Toute autre est la lutte qui s'engage. Neruda au cours de sa fuite attire le policier chargé de sa capture dans ses filets. Il dispense des messages à son « frère policier » qu’il laisse venir vers lui sans haine. « Je veux te sentir prés de moi » lui dit-il. Ce jeu du chat et de la souris est aussi un jeu amoureux (« je le suis, tu me fuis, je te fuis tu me suis ») qui peu à peu introduit une tension insupportable chez le chasseur. Dépouillé de son rôle face à un adversaire qui le ne hait pas, il est désemparé. La bataille se joue entre le poète exilé et le policier décentré. C’est un remake du combat de Valjean avec Javert. Comme Javert, le policier sera peu à peu envoûté par la grandeur du fugitif. La colonne de certitude qui le portait deviendra une vrille qui l’emporte.

      

Videla de son côté ne cherche pas à assassiner Neruda ce qui ferait de lui un martyr. Il veut humilier le poète, le discréditer, faire témoigner son ex-femme de sa bigamie par exemple, bref détruire sa légende, frapper la source de son magnétisme.

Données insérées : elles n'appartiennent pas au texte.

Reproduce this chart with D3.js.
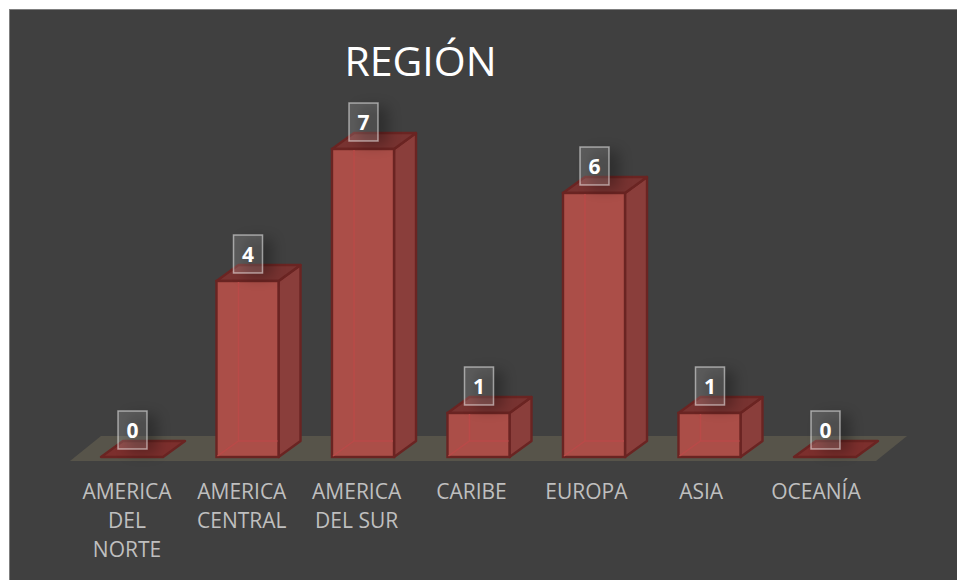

Il ne sert à rien de l’incarcérer, répète Videla à ses sbires, il faut le détruire dans l’imaginaire du peuple chilien en placardant dans la ville des affiches « Neruda traidor». Tel est le message : étouffer la légende.  A cela, Neruda oppose sa puissance sur l'âme chilienne  : c’est la scène extraordinaire où un transsexuel exalté  raconte au policier médusé comment le poète lui a fait l’honneur de murmurer pour lui seul un poème. De ce royaume invincible, Neruda lance ses flèches de papiers. Il envoie des lettres et des poèmes partout dans le monde, à son ami Picasso. L’enjeu est bien d’écrire - et d'écrire seul - le récit de son combat  en gagnant les faveurs d'un vaste public tout en circonvenant l’âme du policier, son semblable, son frère.

 

Neruda façonne le policier comme il aimerait qu’il soit : tragiquement déchiré entre un mandat qu’il tient de son père (et de ses chefs) et une admiration secrète pour celui qui le reconnaît comme son semblable. Il enveloppe le projet du policier d’un voile imaginaire. Il l'obscurcit, le dévitalise, le liquéfie. A chaque étape de sa traque, celui-ci est un peu plus écrasé par une légende qui habite l’âme du peuple. La femme du poète est sa messagère quand elle raconte au policier troublé leur histoire amour. Le poète est-il donc invincible ? Comment un policier - cette horloge infractionnelle disait Hugo - pourrait-il comprendre une pareille énigme ?  Sera-t-il réduit à être un personnage secondaire dans cette histoire, lui qui aspire à une haute carrière ? On voit le policier lire lui-même des textes, des messages, des romans du poète. Chasseur de plus en plus envoûté, il poursuit sa proie à perdre haleine jusque dans les hauts plateaux de la cordillère des Andes. Il pense à son père qui a servi son maître jusqu’au bout mais avec « le visage sale ». Il crie dans le désert neigeux : « Pablo ! Pablo ! » avant d’être enveloppé dans l’épais silence de la montagne comme dans un linceul. Ce n’est ni toi, ni Videla qui écrira mon histoire lui murmure Neruda qui boucle tendrement son fil narratif. Le poète a gagné avec ses armes son combat contre la dictature. Dans ce récit, le policier n’est qu’un personnage secondaire, un astre égaré. La mort du petit policier sonne la victoire du poète magnanime : il sera enterré par les partisans avec un infini respect pour son humanité.